__INFORMATION PROVIDED__:
--- begin ---

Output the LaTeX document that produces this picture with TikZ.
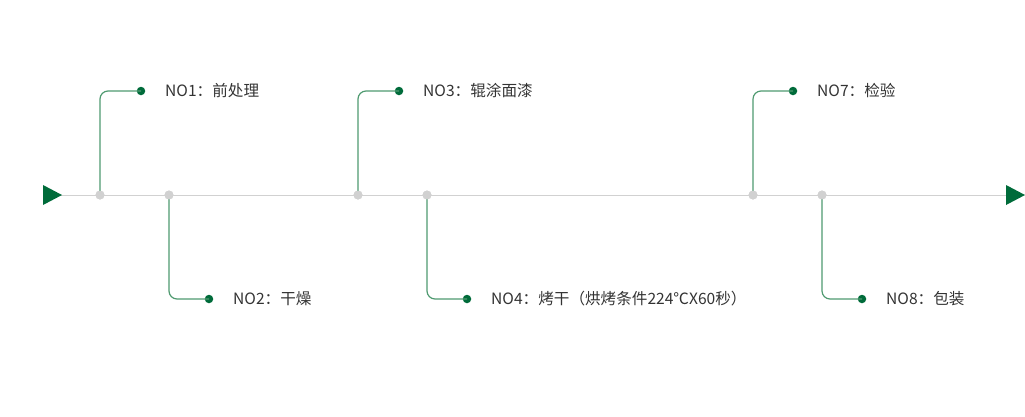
\documentclass[tikz,border=0pt]{standalone}
\usepackage{fontspec}
\setmainfont{Noto Sans CJK SC}
\begin{document}
\begin{tikzpicture}[x=1pt,y=-1pt,
  axisline/.style={draw=black!18,line width=0.9pt},
  gdot/.style={circle,fill=black!18,inner sep=0,minimum size=9pt},
  edot/.style={circle,fill=dkgreen,inner sep=0,minimum size=8.5pt},
  branch/.style={draw=ltgreen,line width=1.2pt,rounded corners=8pt},
  lbl/.style={anchor=west,inner sep=0,font=\fontsize{15.6pt}{18pt}\selectfont,text=black!80}]
\definecolor{dkgreen}{HTML}{006B3A}
\definecolor{ltgreen}{HTML}{4F9A70}
\useasboundingbox (0,0) rectangle (1025,416);
\draw[axisline] (55,195) -- (1010,195);
\fill[dkgreen] (43,185) -- (62,195) -- (43,205) -- cycle;
\fill[dkgreen] (1006,185) -- (1025,195) -- (1006,205) -- cycle;
\foreach \n/\x/\e/\y/\t in {a/100/141/91/{NO1：前处理},b/169/209/299/{NO2：干燥},c/358/399/91/{NO3：辊涂面漆},d/427/467/299/{NO4：烤干（烘烤条件224℃X60秒）},e/753/793/91/{NO7：检验},f/822/862/299/{NO8：包装}}{
  \node[gdot] (g\n) at (\x,195) {};
  \node[edot] (e\n) at (\e,\y) {};
  \draw[branch] (g\n.center) -- (\x,\y) -- (e\n.center);
  \node[gdot] at (\x,195) {};
  \node[lbl] (t\n) at (\e+24,\y) {\t};
}
\end{tikzpicture}
\end{document}
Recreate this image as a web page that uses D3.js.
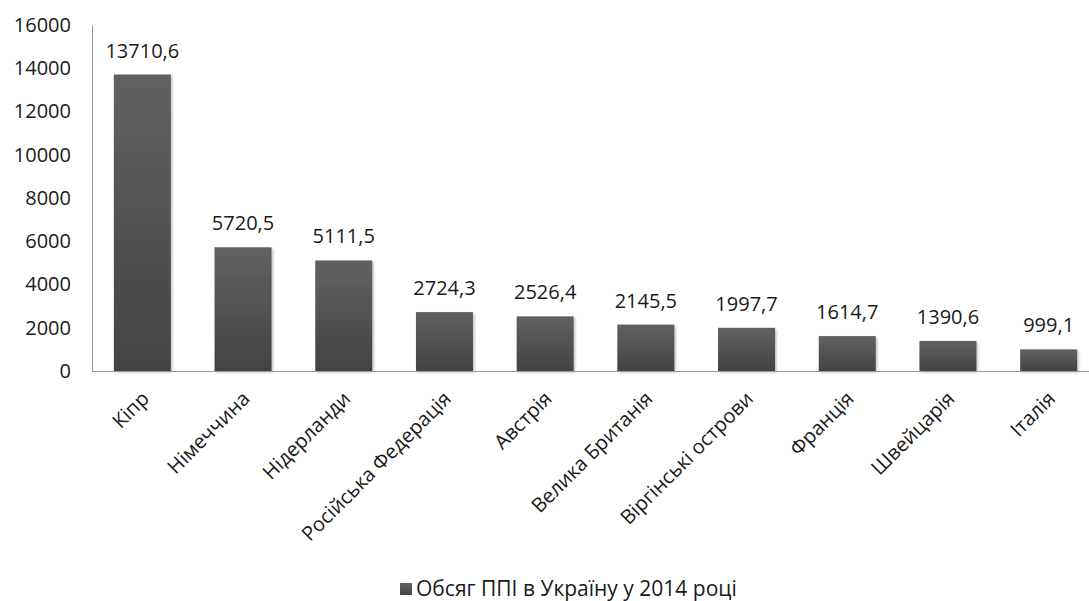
<!DOCTYPE html>
<html>

<head>
    <meta charset="UTF-8">
    <style>
        body { margin: 0; background: #fff; }
        text { font-family: "Open Sans", "Noto Sans", sans-serif; fill: #1a1a1a; }
    </style>
</head>

<body>
    <div id="chart"></div>

    <script src="https://d3js.org/d3.v7.min.js"></script>
    <script>
        // chart data
        const countries = ["Кіпр", "Німеччина", "Нідерланди", "Російська Федерація", "Австрія",
            "Велика Британія", "Віргінські острови", "Франція", "Швейцарія", "Італія"];
        const values = [13710.6, 5720.5, 5111.5, 2724.3, 2526.4, 2145.5, 1997.7, 1614.7, 1390.6, 999.1];
        const yTicks = [0, 2000, 4000, 6000, 8000, 10000, 12000, 14000, 16000];
        const seriesName = "Обсяг ППІ в Україну у 2014 році";

        const W = 1089, H = 601;
        const plot = { left: 92, right: 1099, top: 25, bottom: 371 };

        const svg = d3.select("#chart").append("svg")
            .attr("width", W)
            .attr("height", H);

        const defs = svg.append("defs");
        const grad = defs.append("linearGradient")
            .attr("id", "barGrad")
            .attr("x1", 0).attr("y1", 0).attr("x2", 0).attr("y2", 1);
        grad.append("stop").attr("offset", "0%").attr("stop-color", "#616161");
        grad.append("stop").attr("offset", "100%").attr("stop-color", "#434343");

        const shadow = defs.append("filter").attr("id", "shadow")
            .attr("x", "-10%").attr("y", "-10%").attr("width", "130%").attr("height", "130%");
        shadow.append("feDropShadow")
            .attr("dx", 1.5).attr("dy", 1.5).attr("stdDeviation", 1.2)
            .attr("flood-color", "#000").attr("flood-opacity", 0.25);

        const x = d3.scaleBand()
            .domain(countries)
            .range([plot.left, plot.right])
            .paddingInner(0.434)
            .paddingOuter(0.217);

        const y = d3.scaleLinear()
            .domain([0, 16000])
            .range([plot.bottom, plot.top]);

        // y axis
        const yAxis = svg.append("g")
            .attr("transform", "translate(" + plot.left + ",0)")
            .call(d3.axisLeft(y).tickValues(yTicks).tickSize(0).tickPadding(21).tickFormat(d3.format("d")));
        yAxis.select(".domain").attr("stroke", "#9a9a9a").attr("stroke-width", 1);
        yAxis.selectAll("text")
            .style("font-size", "20px")
            .style("font-family", "\"Open Sans\", sans-serif")
            .attr("fill", "#1a1a1a");

        // bars
        svg.append("g")
            .selectAll("rect")
            .data(values)
            .enter().append("rect")
            .attr("x", function (d, i) { return x(countries[i]); })
            .attr("y", function (d) { return y(d); })
            .attr("width", x.bandwidth())
            .attr("height", function (d) { return y(0) - y(d); })
            .attr("fill", "url(#barGrad)")
            .attr("filter", "url(#shadow)");

        // x axis line
        svg.append("line")
            .attr("x1", plot.left).attr("x2", W)
            .attr("y1", y(0) + 0.5).attr("y2", y(0) + 0.5)
            .attr("stroke", "#9a9a9a");

        // value labels
        svg.append("g")
            .selectAll("text")
            .data(values)
            .enter().append("text")
            .attr("x", function (d, i) { return x(countries[i]) + x.bandwidth() / 2; })
            .attr("y", function (d) { return y(d) - 17; })
            .attr("text-anchor", "middle")
            .style("font-size", "20px")
            .text(function (d) { return d3.format(".1f")(d).replace(".", ","); });

        // category labels
        svg.append("g")
            .selectAll("text")
            .data(countries)
            .enter().append("text")
            .attr("text-anchor", "end")
            .attr("transform", function (d) {
                return "translate(" + (x(d) + x.bandwidth() / 2 + 3) + "," + (y(0) + 24) + ") rotate(-45)";
            })
            .attr("dy", "0.35em")
            .style("font-size", "20px")
            .text(function (d) { return d; });

        // legend
        const legend = svg.append("g").attr("transform", "translate(400,596)");
        legend.append("rect")
            .attr("x", 0).attr("y", -13)
            .attr("width", 12).attr("height", 12)
            .attr("fill", "url(#barGrad)");
        legend.append("text")
            .attr("x", 16).attr("y", 0)
            .style("font-size", "21px")
            .text(seriesName);
    </script>
</body>

</html>
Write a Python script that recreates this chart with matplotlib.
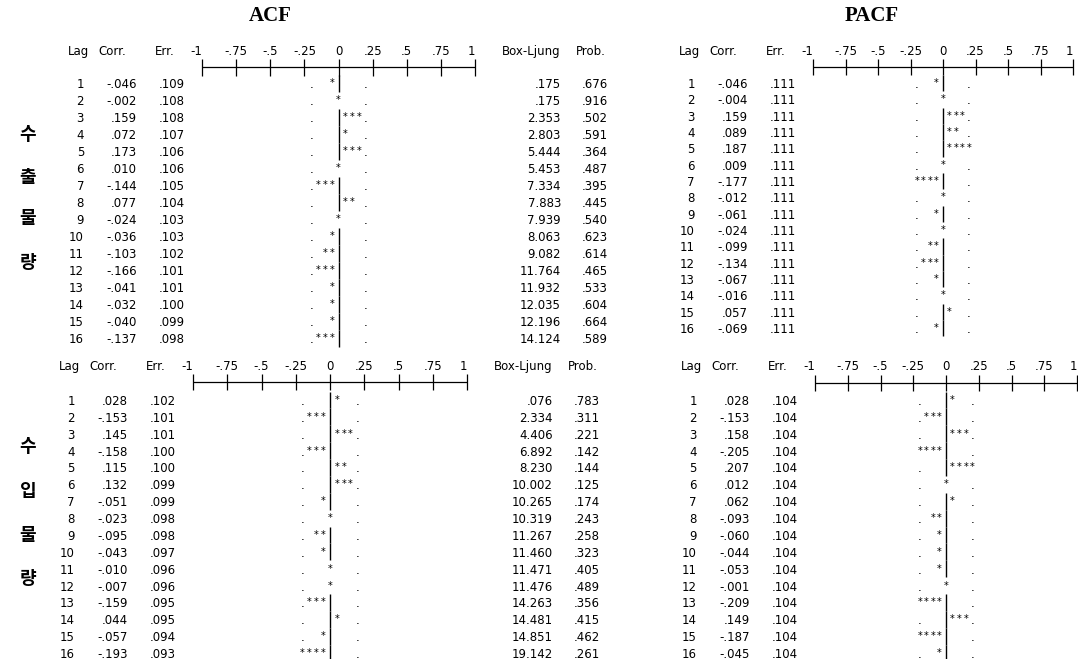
import matplotlib
matplotlib.use('Agg')
import numpy as np
import matplotlib.pyplot as plt
from matplotlib.transforms import offset_copy

plt.rcParams['font.family'] = ['DejaVu Sans']

lags = list(range(1, 17))

exp_acf_corr = [-.046, -.002, .159, .072, .173, .010, -.144, .077, -.024, -.036, -.103, -.166, -.041, -.032, -.040, -.137]
exp_acf_err = [.109, .108, .108, .107, .106, .106, .105, .104, .103, .103, .102, .101, .101, .100, .099, .098]
exp_box_ljung = [.175, .175, 2.353, 2.803, 5.444, 5.453, 7.334, 7.883, 7.939, 8.063, 9.082, 11.764, 11.932, 12.035, 12.196, 14.124]
exp_prob = [.676, .916, .502, .591, .364, .487, .395, .445, .540, .623, .614, .465, .533, .604, .664, .589]
exp_pacf_corr = [-.046, -.004, .159, .089, .187, .009, -.177, -.012, -.061, -.024, -.099, -.134, -.067, -.016, .057, -.069]
exp_pacf_err = [.111] * 16

imp_acf_corr = [.028, -.153, .145, -.158, .115, .132, -.051, -.023, -.095, -.043, -.010, -.007, -.159, .044, -.057, -.193]
imp_acf_err = [.102, .101, .101, .100, .100, .099, .099, .098, .098, .097, .096, .096, .095, .095, .094, .093]
imp_box_ljung = [.076, 2.334, 4.406, 6.892, 8.230, 10.002, 10.265, 10.319, 11.267, 11.460, 11.471, 11.476, 14.263, 14.481, 14.851, 19.142]
imp_prob = [.783, .311, .221, .142, .144, .125, .174, .243, .258, .323, .405, .489, .356, .415, .462, .261]
imp_pacf_corr = [.028, -.153, .158, -.205, .207, .012, .062, -.093, -.060, -.044, -.053, -.001, -.209, .149, -.187, -.045]
imp_pacf_err = [.104] * 16

tick_values = [-1, -.75, -.5, -.25, 0, .25, .5, .75, 1]
tick_labels = ['-1', '-.75', '-.5', '-.25', '0', '.25', '.5', '.75', '1']

exp_label = '수출물량'
imp_label = '수입물량'

W, H = 1078, 659
FS = 8.5
VA = 'center_baseline'
fig = plt.figure(figsize=(W / 100, H / 100), dpi=100)


def fmt(v):
    s = f'{v:.3f}'
    if s.startswith('0.') or s.startswith('-0.'):
        s = s.replace('0.', '.', 1)
    return s


def draw_panel(corr, err, box, prob, x0, x1, y_head, y_axis, y_first, y_last):
    ax = fig.add_axes([x0 / W, 1 - y_last / H, (x1 - x0) / W, (y_last - y_first) / H])
    ax.set_xlim(-1, 1)
    ax.set_ylim(lags[-1], lags[0])
    ax.axis('off')
    step = (y_last - y_first) / (len(lags) - 1)
    head = lags[0] - (y_first - y_head) / step
    axis_row = lags[0] - (y_first - y_axis) / step

    def off(dx):
        return offset_copy(ax.transData, fig=fig, x=dx, y=0, units='dots')

    # scale line
    ax.hlines(axis_row, -1, 1, color='black', lw=0.9, clip_on=False)
    ax.vlines(tick_values, axis_row - 0.5, axis_row + 0.5, color='black', lw=0.9, clip_on=False)
    for v, lab in zip(tick_values, tick_labels):
        ha = 'right' if abs(v) == 1 else 'center'
        ax.text(v, head, lab, ha=ha, va=VA, fontsize=FS)

    # column headers
    ax.text(-1, head, 'Lag', transform=off(-134), ha='left', va=VA, fontsize=FS)
    ax.text(-1, head, 'Corr.', transform=off(-104), ha='left', va=VA, fontsize=FS)
    ax.text(-1, head, 'Err.', transform=off(-47), ha='left', va=VA, fontsize=FS)
    if box is not None:
        ax.text(1, head, 'Box-Ljung', transform=off(27), ha='left', va=VA, fontsize=FS)
        ax.text(1, head, 'Prob.', transform=off(101), ha='left', va=VA, fontsize=FS)

    cell = 0.05
    bar_rows = []
    for i, (lag, r, e) in enumerate(zip(lags, corr, err)):
        ax.text(-1, lag, str(lag), transform=off(-118), ha='right', va=VA, fontsize=FS)
        ax.text(-1, lag, fmt(r), transform=off(-65), ha='right', va=VA, fontsize=FS)
        ax.text(-1, lag, fmt(e), transform=off(-17), ha='right', va=VA, fontsize=FS)
        if box is not None:
            ax.text(1, lag, fmt(box[i]), transform=off(86), ha='right', va=VA, fontsize=FS)
            ax.text(1, lag, fmt(prob[i]), transform=off(133), ha='right', va=VA, fontsize=FS)

        # SPSS-style character bar: one star per .05
        n = int(round(abs(r) / cell))
        m = int(round(2 * e / cell))
        side = 1 if r > 0 else -1
        if n == 0:
            ax.text(0, lag, '*', ha='center', va='center', fontsize=7)
        else:
            bar_rows.append(lag)
            for k in range(1, n + 1):
                ax.text(side * k * cell, lag, '*', ha='center', va='center', fontsize=7)
        for s in (-1, 1):
            if not (s == side and n >= m):
                ax.text(s * m * cell, lag, '.', ha='center', va=VA, fontsize=FS)

    bar_rows = np.array(bar_rows, dtype=float)
    ax.vlines(np.zeros_like(bar_rows), bar_rows - 0.5, bar_rows + 0.5,
              color='black', lw=1.0, clip_on=False)


draw_panel(exp_acf_corr, exp_acf_err, exp_box_ljung, exp_prob, 202, 475, 50, 67, 83, 338)
draw_panel(exp_pacf_corr, exp_pacf_err, None, None, 813, 1073, 50, 67, 83, 328)
draw_panel(imp_acf_corr, imp_acf_err, imp_box_ljung, imp_prob, 193, 467, 365, 382, 400, 653)
draw_panel(imp_pacf_corr, imp_pacf_err, None, None, 815, 1077, 365, 383, 400, 653)

# titles
fig.text(270 / W, 1 - 16 / H, 'ACF', family='Liberation Serif', weight='bold',
         fontsize=15, ha='center', va='center')
fig.text(872 / W, 1 - 16 / H, 'PACF', family='Liberation Serif', weight='bold',
         fontsize=15, ha='center', va='center')

# vertical Korean row labels
for ch, y in zip(exp_label, [135, 178, 218, 262]):
    fig.text(28 / W, 1 - y / H, ch, family=['Noto Sans CJK KR', 'DejaVu Sans'],
             weight='bold', fontsize=13, ha='center', va='center')
for ch, y in zip(imp_label, [447, 491, 535, 579]):
    fig.text(28 / W, 1 - y / H, ch, family=['Noto Sans CJK KR', 'DejaVu Sans'],
             weight='bold', fontsize=13, ha='center', va='center')

fig.savefig('out.png', dpi=100)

--- end ---

__GIVEN PROBLEM__:
Track down all lines above with the string "matplotlib" and copy them.

__RIGHT ANSWER__:
Write a Python script that recreates this chart with matplotlib.
import matplotlib
matplotlib.use('Agg')
import matplotlib.pyplot as plt
from matplotlib.transforms import offset_copy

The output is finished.